The US-educated architect who took over the conglomerate in 1991 from the legendary JRD Tata, was as much the pugnacious, brooding, manipulative and visionary corporate brainiac as Dhirubhai Ambani. A cultivated gentility helped him push decisions through, added sheen to his accomplishments. Ratan proceeded to smoothly edge out the venerable Russi Mody of Tata Steel amid protests over the latter’s autocratic functioning. He did not look the other way where corruption was involved, showing the exit to Dilip Pendse who headed Tata Finance when alleged diversions of funds to the market through two subsidiaries came to light.

In JRD’s wake, TCS, the group’s powerful technology services business, and anchors like Tata Motors, Tata Global Beverages, Indian Hotels Group, Tata Steel and Tata Chemicals were readying to conquer new markets. Overseas expansion and fortifying the Tata brand called for strong leadership, while broadbasing the conglomerate’s social initiatives called for strong vision. Ratan performed on the second front with particular distinction.

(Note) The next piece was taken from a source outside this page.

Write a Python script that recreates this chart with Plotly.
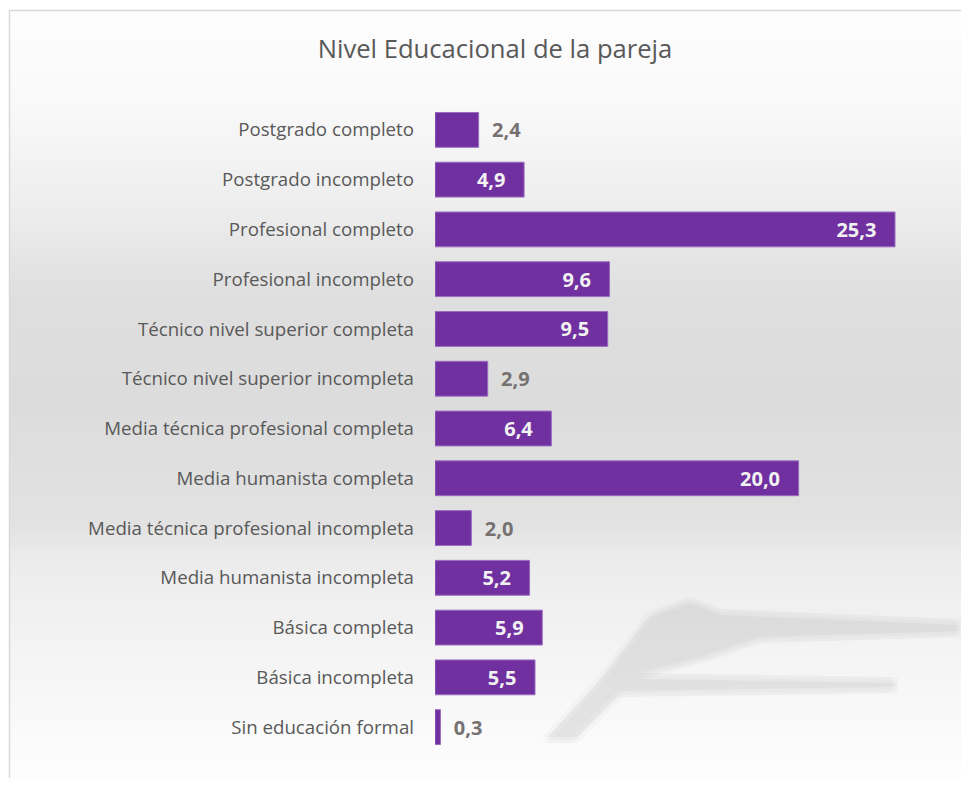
import plotly.graph_objects as go

categorias = [
    "Postgrado completo",
    "Postgrado incompleto",
    "Profesional completo",
    "Profesional incompleto",
    "Técnico nivel superior completa",
    "Técnico nivel superior incompleta",
    "Media técnica profesional completa",
    "Media humanista completa",
    "Media técnica profesional incompleta",
    "Media humanista incompleta",
    "Básica completa",
    "Básica incompleta",
    "Sin educación formal",
]
porcentajes = [2.4, 4.9, 25.3, 9.6, 9.5, 2.9, 6.4, 20.0, 2.0, 5.2, 5.9, 5.5, 0.3]

# the page adds an 8px body margin, so the figure is laid out 8px up/left
OFF = 8
W, H = 969 - 2 * OFF, 786 - 2 * OFF
ML, MT = 435 - OFF, 105 - OFF
PW = 955 - 435
PH = 752 - 105
MR = W - ML - PW
MB = H - MT - PH


def px(x):
    return (x - OFF - ML) / PW


def py(y):
    return 1 - (y - OFF - MT) / PH


# labels: small bars outside in gray, the rest inside in white
umbral = 4.0
etiquetas = []
posiciones = []
colores = []
for v in porcentajes:
    s = f"{v:.1f}".replace(".", ",")
    if v < umbral:
        etiquetas.append("\u00a0\u00a0" + s)
        posiciones.append("outside")
        colores.append("#757171")
    else:
        etiquetas.append(s + "\u00a0\u00a0\u00a0")
        posiciones.append("inside")
        colores.append("#f2f2f2")

fig = go.Figure()
fig.add_trace(
    go.Bar(
        x=porcentajes,
        y=categorias,
        orientation="h",
        marker=dict(color="#7030a0", line=dict(color="#9a6cc0", width=1)),
        text=etiquetas,
        textposition=posiciones,
        insidetextanchor="end",
        textfont=dict(family="Open Sans", size=20, color=colores, weight="bold"),
        cliponaxis=False,
        hoverinfo="skip",
    )
)

# background gradient (white -> gray -> white)
paradas = [(10, 253), (100, 249), (200, 238), (300, 222), (400, 220),
           (520, 226), (560, 236), (650, 244), (786, 254)]
formas = []
paso = 5
y = 10
while y < 800:
    for (a, ga), (b, gb) in zip(paradas, paradas[1:]):
        if a <= y <= b:
            g = round(ga + (gb - ga) * (y - a) / (b - a))
            break
    else:
        g = 254
    formas.append(dict(
        type="rect", xref="paper", yref="paper", layer="below",
        x0=px(9), x1=px(990), y0=py(y + paso + 0.5), y1=py(y),
        fillcolor=f"rgb({g},{g},{g})", line=dict(width=0),
    ))
    y += paso

# faint, soft watermark behind the lower bars (stacked offsets fake a blur)
marca = [
    (545, 740), (600, 680), (650, 615), (690, 600), (720, 612),
    (960, 622), (960, 634), (760, 640), (700, 660), (640, 676),
    (895, 680), (895, 690), (620, 694), (575, 740),
]
for dx, dy in [(-3, -3), (3, 3), (-3, 3), (3, -3), (0, 0)]:
    ruta = "M " + " L ".join(
        f"{px(a + dx):.4f},{py(b + dy):.4f}" for a, b in marca) + " Z"
    formas.append(dict(
        type="path", xref="paper", yref="paper", layer="below", path=ruta,
        fillcolor="rgba(170,170,170,0.06)", line=dict(width=0),
    ))

# chart frame
formas.append(dict(
    type="rect", xref="paper", yref="paper", layer="below",
    x0=px(9.5), x1=px(1000), y0=py(820), y1=py(10.5),
    line=dict(color="#d9d9d9", width=1.5), fillcolor="rgba(0,0,0,0)",
))

fig.update_layout(
    width=W,
    height=H,
    margin=dict(l=ML, r=MR, t=MT, b=MB),
    paper_bgcolor="white",
    plot_bgcolor="rgba(0,0,0,0)",
    showlegend=False,
    bargap=0.3,
    shapes=formas,
    font=dict(family="Open Sans", color="#595959"),
    title=dict(
        text="Nivel Educacional de la pareja",
        font=dict(family="Open Sans", size=25.6, color="#595959"),
        x=(495 - OFF) / W, xanchor="center", xref="container",
        y=1 - (49 - OFF) / H, yanchor="middle", yref="container",
    ),
    xaxis=dict(
        range=[0, PW / (460 / 25.3)],
        visible=False,
        fixedrange=True,
    ),
    yaxis=dict(
        autorange="reversed",
        showgrid=False,
        zeroline=False,
        showline=False,
        ticks="",
        ticklabelstandoff=20,
        tickfont=dict(family="Open Sans", size=18.7, color="#595959"),
    ),
)

fig.write_html("out.html")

Group-wise, his acquisition strategies resulted in exponential revenue growth, but produced a conglomerate tied up in knots while in the throes of change. The Corus acquisition astonished industry watchers with $6.17 billion whipped up in debt through a group subsidiary. Corus continues to be a painpoint while others like Jaguar Land Rover yielded impressive results. Scores of smaller group companies have the potential to drag down market capitalisation in the tough demand conditions ahead. Ratan’s successor Cyrus Mistry faces a consolidation challenge as much as preserving the group’s core values. These tasks, as Tata implied, can be accomplished only by him ‘Being Cyrus,’ or in short, being his own man – away from the giant’s shadow.